Колокола на башнях должны были звучать синхронно. А когда происходил сбой, то часовщик Троицкой башни строчил такую челобитную: «В прошлом 7186 году часовщика Спасской башни Алексея Данилова не стало, а по смерти осталась его вдова Улита бездетна и безродна, и живет на той Спасской башне и часы держит она, вдова Улита, не уставно». Что это значило? «По многие времена часы мешаютца, перед отдачею часов дневных и нощных бывает у ней один час продлитца против дву часов, а в денное время бывает в одном часе два часа поскорит».

Каждого, кто поступал на службу, инструктировали: «У дела на башне в часовниках не пить и не бражничать, зернью (в кости) и в карты не играть, и вином и табаком не торговать, и воровским людям стану и приезду не держать, и с воровскими людьми не знаться, и часы заводить со всяким опасением без помешки».

Восхождение на башню напоминает подъем без лифта на двадцатый этаж. Отсчитав 117 каменных ступеней, попадаешь на самый верх «стрельницы» Петра Антония. Над ней громоздился деревянный шатер с часами. То была, как пишет историк Забелин, «стенообразная постройка на четыре угла с шатровою кровлей». Над ней простирал крылья двуглавый орел.

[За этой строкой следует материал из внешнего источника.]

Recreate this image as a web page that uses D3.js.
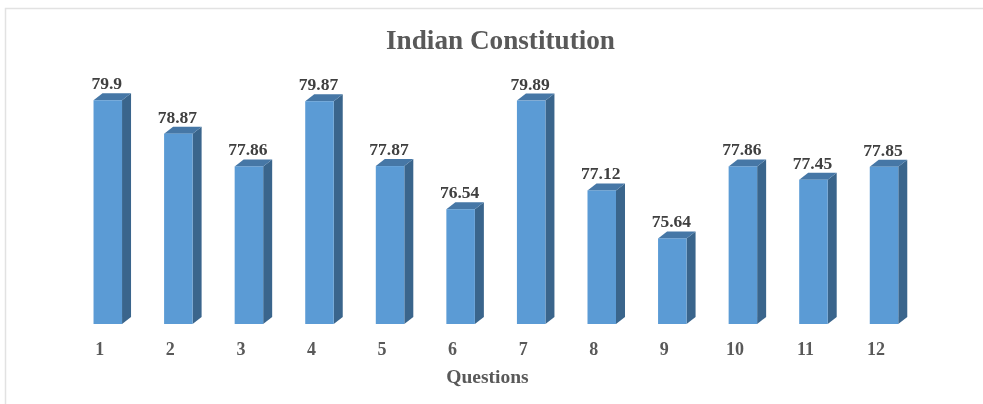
<!DOCTYPE html>
<html>
<head>
<meta charset="utf-8">
<script src="https://cdnjs.cloudflare.com/ajax/libs/d3/7.8.5/d3.min.js"></script>
<style>
  html, body { margin: 0; padding: 0; background: #fff; }
  svg { display: block; filter: blur(0.35px); }
  text { font-family: "Liberation Serif", serif; font-weight: bold; }
</style>
</head>
<body>
<script>
// values
var questions = ['1','2','3','4','5','6','7','8','9','10','11','12']
var scores = [79.9, 78.87, 77.86, 79.87, 77.87, 76.54, 79.89, 77.12, 75.64, 77.86, 77.45, 77.85]
var scoreLabels = ['79.9','78.87','77.86','79.87','77.87','76.54','79.89','77.12','75.64','77.86','77.45','77.85']

var width = 983, height = 404
var depthX = 9, depthY = 7   // fake 3d offset of the columns

var svg = d3.select('body').append('svg')
  .attr('width', width)
  .attr('height', height)

// chart frame, only top and left edges are in the crop
svg.append('path')
  .attr('d', 'M983,8.5 H5.5 V404')
  .attr('fill', 'none')
  .attr('stroke', '#e2e2e2')
  .attr('stroke-width', 1.5)

var xScale = d3.scaleBand()
  .domain(questions)
  .range([72.5, 919.3])
  .paddingInner(0.596)
  .paddingOuter(0.298)

var yScale = d3.scaleLinear().domain([73, 80]).range([324, 97])

var bars = svg.selectAll('.bar')
  .data(questions)
  .enter().append('g')
  .attr('class', 'bar')

// right side
bars.append('path')
  .attr('fill', '#3a658c')
  .attr('d', function(d, i) {
    var r = xScale(d) + xScale.bandwidth(), t = yScale(scores[i]), b = yScale.range()[0]
    return 'M' + r + ',' + t + 'l' + depthX + ',' + (-depthY) + 'V' + (b - depthY) + 'l' + (-depthX) + ',' + depthY + 'Z'
  })

// top side
bars.append('path')
  .attr('fill', '#4677a6')
  .attr('d', function(d, i) {
    var l = xScale(d), w = xScale.bandwidth(), t = yScale(scores[i])
    return 'M' + l + ',' + t + 'l' + depthX + ',' + (-depthY) + 'h' + w + 'l' + (-depthX) + ',' + depthY + 'Z'
  })

// front
bars.append('rect')
  .attr('fill', '#5b9bd5')
  .attr('x', function(d) { return xScale(d) })
  .attr('y', function(d, i) { return yScale(scores[i]) })
  .attr('width', xScale.bandwidth())
  .attr('height', function(d, i) { return yScale.range()[0] - yScale(scores[i]) })

// value labels
svg.selectAll('.value')
  .data(questions)
  .enter().append('text')
  .attr('class', 'value')
  .attr('x', function(d) { return xScale(d) + xScale.bandwidth() / 2 - 1 })
  .attr('y', function(d, i) { return yScale(scores[i]) - 11 })
  .attr('text-anchor', 'middle')
  .attr('font-size', 17.5)
  .attr('fill', '#404040')
  .text(function(d, i) { return scoreLabels[i] })

// x axis, labels sit left of the column centre
var xAxis = d3.axisBottom(xScale).tickSize(0).tickPadding(0)
var axisG = svg.append('g')
  .attr('transform', 'translate(-8,342)')
  .call(xAxis)
axisG.select('.domain').remove()
axisG.selectAll('text')
  .attr('font-size', 18)
  .attr('font-family', '"Liberation Serif", serif')
  .attr('fill', '#595959')

svg.append('text')
  .attr('x', 500.5)
  .attr('y', 49)
  .attr('text-anchor', 'middle')
  .attr('font-size', 27.2)
  .attr('fill', '#595959')
  .text('Indian Constitution')

svg.append('text')
  .attr('x', 487.5)
  .attr('y', 383)
  .attr('text-anchor', 'middle')
  .attr('font-size', 19.5)
  .attr('fill', '#595959')
  .text('Questions')
</script>
</body>
</html>
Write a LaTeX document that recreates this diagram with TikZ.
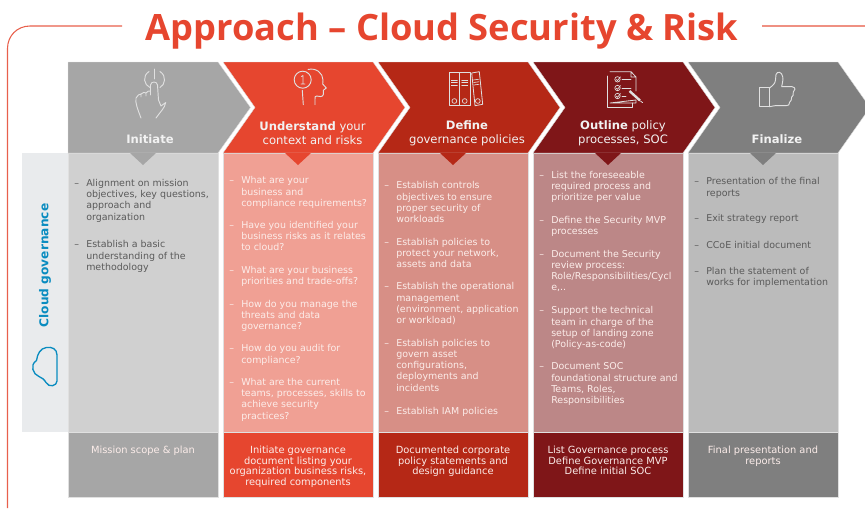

Дальше картина другая. Входим в сужение восьмигранного стакана. Идем по винтообразной лестнице ХIХ века, чугунным ступеням, заменившим деревянную лестницу, не раз горевшую. До самого верха надо пройти еще 134 ступени. По пути фотографирую львов и медведей, показавшихся на арках башни. Когда-то они сидели в компании с оголенными «болванами». Пришлось обрядить их в кафтаны, чтобы не возмущать народ на Красной площади. Восьмигранная надстройка, как говорят искусствоведы, «восьмерик на четверике», появилась в царствование Михаила Романова. Царь вызвал из-за моря «англичанина-мудреца», как поется в «Дубинушке». За несколько лет тот с помощью местных кузнецов сделал невиданную по размерам «машину» и возвел стройную кирпичную башню. Сегодня без опасения быть обвиненным в низкопоклонстве перед Западом знатоки вдруг увидели в ней «готические элементы», «сходство с изделиями западноевропейских ремесленников».